AUSTIN, Texas — City of Austin leaders announced Tuesday that one nursing home in Travis County has 12 residents and a worker who have died from COVID-19.
Local and State leaders still refuse to disclose the names of facilities with confirmed cases of the virus, but now lawmakers and family members are pushing for the State to do more.
"I would love for the State to say, 'Hey, we're going to be testing everybody, making sure there are deep cleans taking place with all the facilities,'" Rietta McKnight said.
McKnight's dad lives in Elmcroft of Austin, an assisted living facility.
According to emails sent to families, workers there have tested positive for the virus.
McKnight thinks all nursing homes need more resources to protect people inside.
"They're at such a high risk of becoming infected and obviously dying because of that," McKnight said. "So, to me, that's vital."
No one from Elmcroft has responded to KVUE's request for comment.
But earlier Tuesday, Austin Public Health (APH) confirmed there are 13 facilities in Travis County with a COVID-19 cluster. There are at least 280 confirmed cases of the virus, and 27 people have died.
"We've got a big problem," Austin City Councilmember Ann Kitchen said. "We're not talking about one place, we're talking about multiple places."
One facility has 76 cases, according to APH. That includes the deaths of 12 residents and one worker.
The City won't say which nursing home that is, but KVUE learned last week that a worker died at West Oaks Nursing and Rehabilitation Center. A spokesperson from West Oaks would not confirm the number of cases currently inside that facility.
On Monday, state representatives from the Travis County delegation sent a letter to Gov. Greg Abbott requesting more PPE, testing and staffing for nursing homes.
"As of today, our nursing homes are not ready to reopen Texas," Rep. Gina Hinojosa (District 49) said.
Hinojosa also said the State should be more transparent about information regarding nursing homes with COVID-19.
"I think the more transparency we have about this, the more confident people can feel about what our state's response is, what our local response is," Hinojosa said.
Rep. James Talarico also sent a similar letter to the governor signed by more than one-third of the Texas House asking for emergency funding, transparent reporting, and universal testing for long-term care facilities — including nursing homes, state-supported living centers and group homes.

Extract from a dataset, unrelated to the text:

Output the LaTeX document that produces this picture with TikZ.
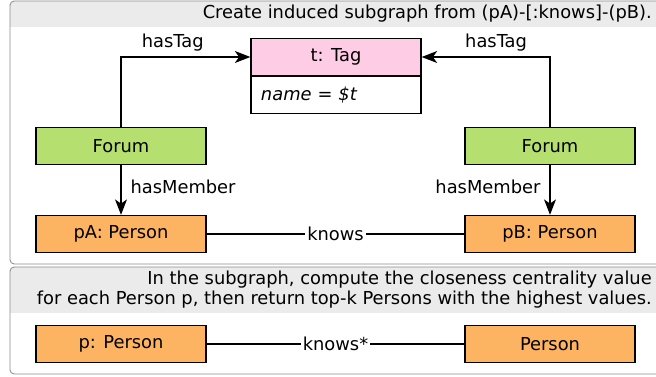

“This pandemic has exposed the neglect of our state’s most vulnerable populations, in particular our long-term care facilities,” said Talarico. “For years, our state has failed to prioritize elderly Texans and Texans with disabilities. Now these facilities are the epicenters of the pandemic. We must protect our most vulnerable neighbors. This is a moral moment for our state.”
City and State officials cite personal health privacy laws as the reason they won't tell people which nursing homes have cases of the coronavirus.
On Tuesday, KVUE Political Anchor Ashley Goudeau asked Gov. Abbott to weigh in on the State's refusal to release records of nursing home facilities with cases of the virus.
"I would need to talk to the folks at DSHS to find out why they are not releasing that information," Abbott said.
Lawmakers and families are hoping more transparency comes soon. And McKnight hopes everyone in these homes is tested more than once.
"I would say every two weeks or so," McKnight said. "You know, I'm dreaming of the perfect scenario here. That's the only way we can be sure everything is okay."
The Texas Health and Human Services Commission sent a letter to the Attorney General's Office on Monday arguing they should not have to release nursing home facility names.